First we check the relationship between alcolhol_vol_pct
, energy_kcal_100ml
and original_wort
:
data |> explore(energy_kcal_100ml, alcohol_vol_pct, color = "gold")
data |> explore(original_wort, alcohol_vol_pct, color = "gold")
Both, energy_kcal_100ml
and original_wort
have a strong relationship with alcohol_vol_pct
Then we check the relationship between carb_g_100ml
, alcohol_vol_pct
and type
data |>
explore(alcohol_vol_pct, carb_g_100ml,
target = type,
color = c("blue","red", "gold")))
There is a clear pattern: beers with high carb tend to have very low alcohol (type = Alkoholfrei)
More sugar, more kcal?
We test the hypothesis: “the more sugar a beer contains, the more energy (kcal/100ml)”
data |>
explore(sugar_g_100ml, energy_kcal_100ml, color = "gold")
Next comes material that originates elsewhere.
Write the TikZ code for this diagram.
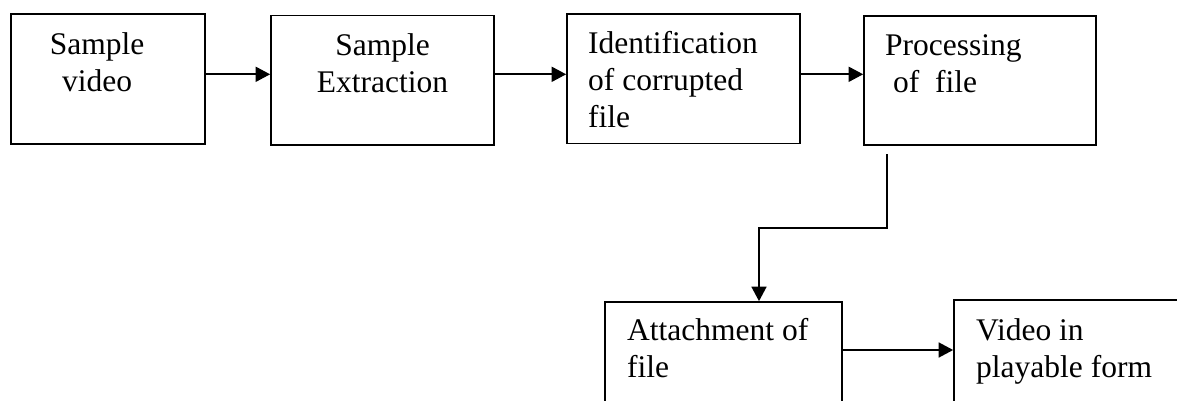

There seems to be a relationship between sugar and energy, but the higher the sugar, the lower the energy (kcal/100ml). Let’s check the other attributes too!
Correlations with sugar
data |>
select(country, year, type, color_dark, sugar_g_100ml) |>
explore_all(target = sugar_g_100ml, color = "gold")
Beer type “Alkoholfrei” (alcohol free) has clearly the highest amount of sugar. Beer type “Bock” has the lowest amount of sugar. The main difference between type “Bock” and “Alkoholfrei” is the amount of alcohol.
data |>
select(alcohol_vol_pct, original_wort, energy_kcal_100ml, carb_g_100ml, sugar_g_100ml) |>
explore_all(target = sugar_g_100ml, color = "gold")
All 4 attributes show a correlation with sugar! carb_g_100ml
shows a positive correlation (the higher carb_g_100ml
the higher sugar). The other 3 attributes show a negative correlation (the higher the attribute the lower sugar).
Explain sugar
Decision Tree
Ok, it seeems that sugar is depending not just on one single attribute. To explain sugar, we use the machine learning algorithm “Decision Tree”:
data |>
explain_tree(target = sugar_g_100ml)
The decision tree explains the relationship between sugar with the other attributes alcohol_vol_pct
, energy_kcal_100_ml
and original_wort
.
So, if the beer contains less than 1.5% alcohol in 100 ml, then it contains more sugar (in average 2.9 g / 100ml). If the beer contains more than 1.5% alcohol in 100 ml,
then the beer contains a low amount of sugar. The lowest sugar have beer with > 3.8% alcohol in 100 ml and original_wort < 12.
Random Forest
Now let’s use a more detailed machine learning algorithm: “Random Forest” to explain sugar in beer.
data |>
drop_obs_with_na() |>
explain_forest(target = sugar_g_100ml)
We can see sugar depends on many attributes. alcohol_vol_pct
, energy_kcal_100ml
and original_wort
are still in the model, but the “Random Forest” rank other attributes higher. The strongest are:
type
: as we already saw that beer-type “Alkoholfrei” contains the highest amount of sugarcarb_g_100ml
: as sugar is a type of carb (carbohydrates)alcohol_vol_pct
: as we saw that higher alcohol means lower sugar
original_wort
and energy_kcal_100ml
have a medium impact on sugar.
The rest of the attributes are less important (and not convincing).
Conclusion
Yes, beer can contain sugar (even if it doesn’t taste sweet). You can expect alcohol free or low alcohol beers to contain more sugar. But these beers have lower engergy (kcal / 100 ml) compared to an average beer with typical alcohol.